* **EXERCISE PROMPT**
Please write the listing below out again exactly, leaving every picture behind.

• • • • •

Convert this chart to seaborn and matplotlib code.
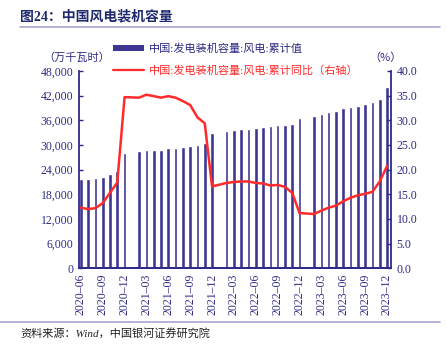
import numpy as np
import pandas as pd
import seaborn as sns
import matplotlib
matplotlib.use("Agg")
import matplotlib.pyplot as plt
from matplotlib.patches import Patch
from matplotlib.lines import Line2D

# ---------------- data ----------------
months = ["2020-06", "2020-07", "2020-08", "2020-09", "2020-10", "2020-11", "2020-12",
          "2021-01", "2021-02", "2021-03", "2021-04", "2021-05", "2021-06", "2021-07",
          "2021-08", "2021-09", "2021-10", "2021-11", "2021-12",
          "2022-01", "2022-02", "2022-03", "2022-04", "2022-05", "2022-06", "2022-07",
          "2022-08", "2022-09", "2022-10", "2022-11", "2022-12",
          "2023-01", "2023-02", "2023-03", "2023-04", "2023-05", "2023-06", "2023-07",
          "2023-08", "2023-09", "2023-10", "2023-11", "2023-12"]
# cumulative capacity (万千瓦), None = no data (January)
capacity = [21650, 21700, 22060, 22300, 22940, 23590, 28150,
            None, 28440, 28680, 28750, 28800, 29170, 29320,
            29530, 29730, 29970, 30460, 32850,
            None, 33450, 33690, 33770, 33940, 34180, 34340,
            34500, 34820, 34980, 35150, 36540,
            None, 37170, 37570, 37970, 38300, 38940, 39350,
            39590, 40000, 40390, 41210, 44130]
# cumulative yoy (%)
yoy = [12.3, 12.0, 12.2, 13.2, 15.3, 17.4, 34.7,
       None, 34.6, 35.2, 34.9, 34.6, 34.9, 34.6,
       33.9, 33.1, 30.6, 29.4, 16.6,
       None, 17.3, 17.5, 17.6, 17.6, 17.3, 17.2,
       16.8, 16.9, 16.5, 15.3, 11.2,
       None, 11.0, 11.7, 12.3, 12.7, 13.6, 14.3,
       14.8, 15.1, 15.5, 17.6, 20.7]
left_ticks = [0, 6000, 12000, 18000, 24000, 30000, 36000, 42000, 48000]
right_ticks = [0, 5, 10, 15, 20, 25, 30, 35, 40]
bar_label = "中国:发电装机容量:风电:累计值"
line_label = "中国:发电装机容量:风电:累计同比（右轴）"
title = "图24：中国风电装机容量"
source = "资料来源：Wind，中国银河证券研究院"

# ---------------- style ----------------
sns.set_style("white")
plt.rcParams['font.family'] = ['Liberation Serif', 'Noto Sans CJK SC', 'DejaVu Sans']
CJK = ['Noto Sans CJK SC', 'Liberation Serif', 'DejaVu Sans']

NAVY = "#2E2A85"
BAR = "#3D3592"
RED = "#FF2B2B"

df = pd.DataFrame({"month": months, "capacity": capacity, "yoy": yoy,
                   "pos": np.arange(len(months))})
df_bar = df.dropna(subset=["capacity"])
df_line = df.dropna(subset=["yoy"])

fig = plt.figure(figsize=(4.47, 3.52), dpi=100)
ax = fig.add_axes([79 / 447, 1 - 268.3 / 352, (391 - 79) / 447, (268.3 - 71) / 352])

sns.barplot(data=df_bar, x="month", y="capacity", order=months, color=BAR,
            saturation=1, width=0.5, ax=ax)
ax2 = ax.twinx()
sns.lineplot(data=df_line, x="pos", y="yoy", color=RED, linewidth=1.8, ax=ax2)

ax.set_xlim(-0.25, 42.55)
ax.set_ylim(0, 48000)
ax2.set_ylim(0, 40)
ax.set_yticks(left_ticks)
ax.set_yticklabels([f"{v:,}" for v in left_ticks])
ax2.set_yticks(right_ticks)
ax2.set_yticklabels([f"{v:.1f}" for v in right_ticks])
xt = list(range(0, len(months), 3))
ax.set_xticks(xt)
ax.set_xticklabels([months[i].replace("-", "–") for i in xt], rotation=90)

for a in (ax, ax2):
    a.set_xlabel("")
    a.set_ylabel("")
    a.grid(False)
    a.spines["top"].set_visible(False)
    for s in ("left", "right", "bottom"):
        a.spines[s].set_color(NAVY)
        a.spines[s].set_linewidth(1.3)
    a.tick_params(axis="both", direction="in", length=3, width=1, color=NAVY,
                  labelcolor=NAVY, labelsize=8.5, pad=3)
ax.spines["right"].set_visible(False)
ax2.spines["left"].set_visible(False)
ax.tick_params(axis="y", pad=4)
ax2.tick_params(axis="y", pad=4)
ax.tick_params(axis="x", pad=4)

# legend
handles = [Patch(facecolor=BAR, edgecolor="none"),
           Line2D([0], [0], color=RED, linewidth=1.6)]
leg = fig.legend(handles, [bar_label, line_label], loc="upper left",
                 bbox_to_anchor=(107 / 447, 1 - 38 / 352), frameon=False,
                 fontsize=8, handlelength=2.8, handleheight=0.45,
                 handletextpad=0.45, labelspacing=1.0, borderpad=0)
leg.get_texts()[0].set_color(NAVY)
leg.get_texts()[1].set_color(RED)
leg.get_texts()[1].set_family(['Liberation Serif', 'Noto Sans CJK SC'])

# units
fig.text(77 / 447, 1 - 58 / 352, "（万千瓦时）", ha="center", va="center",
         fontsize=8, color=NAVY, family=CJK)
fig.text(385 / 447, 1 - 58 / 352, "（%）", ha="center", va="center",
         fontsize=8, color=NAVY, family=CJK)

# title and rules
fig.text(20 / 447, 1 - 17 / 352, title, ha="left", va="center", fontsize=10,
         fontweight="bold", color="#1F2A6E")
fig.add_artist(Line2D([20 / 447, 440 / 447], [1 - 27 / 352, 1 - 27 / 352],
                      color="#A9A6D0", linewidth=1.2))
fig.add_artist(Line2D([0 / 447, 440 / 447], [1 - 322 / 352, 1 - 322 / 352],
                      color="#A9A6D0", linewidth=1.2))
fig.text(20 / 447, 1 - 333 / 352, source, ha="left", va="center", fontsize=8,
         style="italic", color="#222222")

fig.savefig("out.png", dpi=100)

• • • • •

* **EXERCISE ANSWER**
Convert this chart to seaborn and matplotlib code.
import numpy as np
import pandas as pd
import seaborn as sns
import matplotlib
matplotlib.use("Agg")
import matplotlib.pyplot as plt
from matplotlib.patches import Patch
from matplotlib.lines import Line2D

# ---------------- data ----------------
months = ["2020-06", "2020-07", "2020-08", "2020-09", "2020-10", "2020-11", "2020-12",
          "2021-01", "2021-02", "2021-03", "2021-04", "2021-05", "2021-06", "2021-07",
          "2021-08", "2021-09", "2021-10", "2021-11", "2021-12",
          "2022-01", "2022-02", "2022-03", "2022-04", "2022-05", "2022-06", "2022-07",
          "2022-08", "2022-09", "2022-10", "2022-11", "2022-12",
          "2023-01", "2023-02", "2023-03", "2023-04", "2023-05", "2023-06", "2023-07",
          "2023-08", "2023-09", "2023-10", "2023-11", "2023-12"]
# cumulative capacity (万千瓦), None = no data (January)
capacity = [21650, 21700, 22060, 22300, 22940, 23590, 28150,
            None, 28440, 28680, 28750, 28800, 29170, 29320,
            29530, 29730, 29970, 30460, 32850,
            None, 33450, 33690, 33770, 33940, 34180, 34340,
            34500, 34820, 34980, 35150, 36540,
            None, 37170, 37570, 37970, 38300, 38940, 39350,
            39590, 40000, 40390, 41210, 44130]
# cumulative yoy (%)
yoy = [12.3, 12.0, 12.2, 13.2, 15.3, 17.4, 34.7,
       None, 34.6, 35.2, 34.9, 34.6, 34.9, 34.6,
       33.9, 33.1, 30.6, 29.4, 16.6,
       None, 17.3, 17.5, 17.6, 17.6, 17.3, 17.2,
       16.8, 16.9, 16.5, 15.3, 11.2,
       None, 11.0, 11.7, 12.3, 12.7, 13.6, 14.3,
       14.8, 15.1, 15.5, 17.6, 20.7]
left_ticks = [0, 6000, 12000, 18000, 24000, 30000, 36000, 42000, 48000]
right_ticks = [0, 5, 10, 15, 20, 25, 30, 35, 40]
bar_label = "中国:发电装机容量:风电:累计值"
line_label = "中国:发电装机容量:风电:累计同比（右轴）"
title = "图24：中国风电装机容量"
source = "资料来源：Wind，中国银河证券研究院"

# ---------------- style ----------------
sns.set_style("white")
plt.rcParams['font.family'] = ['Liberation Serif', 'Noto Sans CJK SC', 'DejaVu Sans']
CJK = ['Noto Sans CJK SC', 'Liberation Serif', 'DejaVu Sans']

NAVY = "#2E2A85"
BAR = "#3D3592"
RED = "#FF2B2B"

df = pd.DataFrame({"month": months, "capacity": capacity, "yoy": yoy,
                   "pos": np.arange(len(months))})
df_bar = df.dropna(subset=["capacity"])
df_line = df.dropna(subset=["yoy"])

fig = plt.figure(figsize=(4.47, 3.52), dpi=100)
ax = fig.add_axes([79 / 447, 1 - 268.3 / 352, (391 - 79) / 447, (268.3 - 71) / 352])

sns.barplot(data=df_bar, x="month", y="capacity", order=months, color=BAR,
            saturation=1, width=0.5, ax=ax)
ax2 = ax.twinx()
sns.lineplot(data=df_line, x="pos", y="yoy", color=RED, linewidth=1.8, ax=ax2)

ax.set_xlim(-0.25, 42.55)
ax.set_ylim(0, 48000)
ax2.set_ylim(0, 40)
ax.set_yticks(left_ticks)
ax.set_yticklabels([f"{v:,}" for v in left_ticks])
ax2.set_yticks(right_ticks)
ax2.set_yticklabels([f"{v:.1f}" for v in right_ticks])
xt = list(range(0, len(months), 3))
ax.set_xticks(xt)
ax.set_xticklabels([months[i].replace("-", "–") for i in xt], rotation=90)

for a in (ax, ax2):
    a.set_xlabel("")
    a.set_ylabel("")
    a.grid(False)
    a.spines["top"].set_visible(False)
    for s in ("left", "right", "bottom"):
        a.spines[s].set_color(NAVY)
        a.spines[s].set_linewidth(1.3)
    a.tick_params(axis="both", direction="in", length=3, width=1, color=NAVY,
                  labelcolor=NAVY, labelsize=8.5, pad=3)
ax.spines["right"].set_visible(False)
ax2.spines["left"].set_visible(False)
ax.tick_params(axis="y", pad=4)
ax2.tick_params(axis="y", pad=4)
ax.tick_params(axis="x", pad=4)

# legend
handles = [Patch(facecolor=BAR, edgecolor="none"),
           Line2D([0], [0], color=RED, linewidth=1.6)]
leg = fig.legend(handles, [bar_label, line_label], loc="upper left",
                 bbox_to_anchor=(107 / 447, 1 - 38 / 352), frameon=False,
                 fontsize=8, handlelength=2.8, handleheight=0.45,
                 handletextpad=0.45, labelspacing=1.0, borderpad=0)
leg.get_texts()[0].set_color(NAVY)
leg.get_texts()[1].set_color(RED)
leg.get_texts()[1].set_family(['Liberation Serif', 'Noto Sans CJK SC'])

# units
fig.text(77 / 447, 1 - 58 / 352, "（万千瓦时）", ha="center", va="center",
         fontsize=8, color=NAVY, family=CJK)
fig.text(385 / 447, 1 - 58 / 352, "（%）", ha="center", va="center",
         fontsize=8, color=NAVY, family=CJK)

# title and rules
fig.text(20 / 447, 1 - 17 / 352, title, ha="left", va="center", fontsize=10,
         fontweight="bold", color="#1F2A6E")
fig.add_artist(Line2D([20 / 447, 440 / 447], [1 - 27 / 352, 1 - 27 / 352],
                      color="#A9A6D0", linewidth=1.2))
fig.add_artist(Line2D([0 / 447, 440 / 447], [1 - 322 / 352, 1 - 322 / 352],
                      color="#A9A6D0", linewidth=1.2))
fig.text(20 / 447, 1 - 333 / 352, source, ha="left", va="center", fontsize=8,
         style="italic", color="#222222")

fig.savefig("out.png", dpi=100)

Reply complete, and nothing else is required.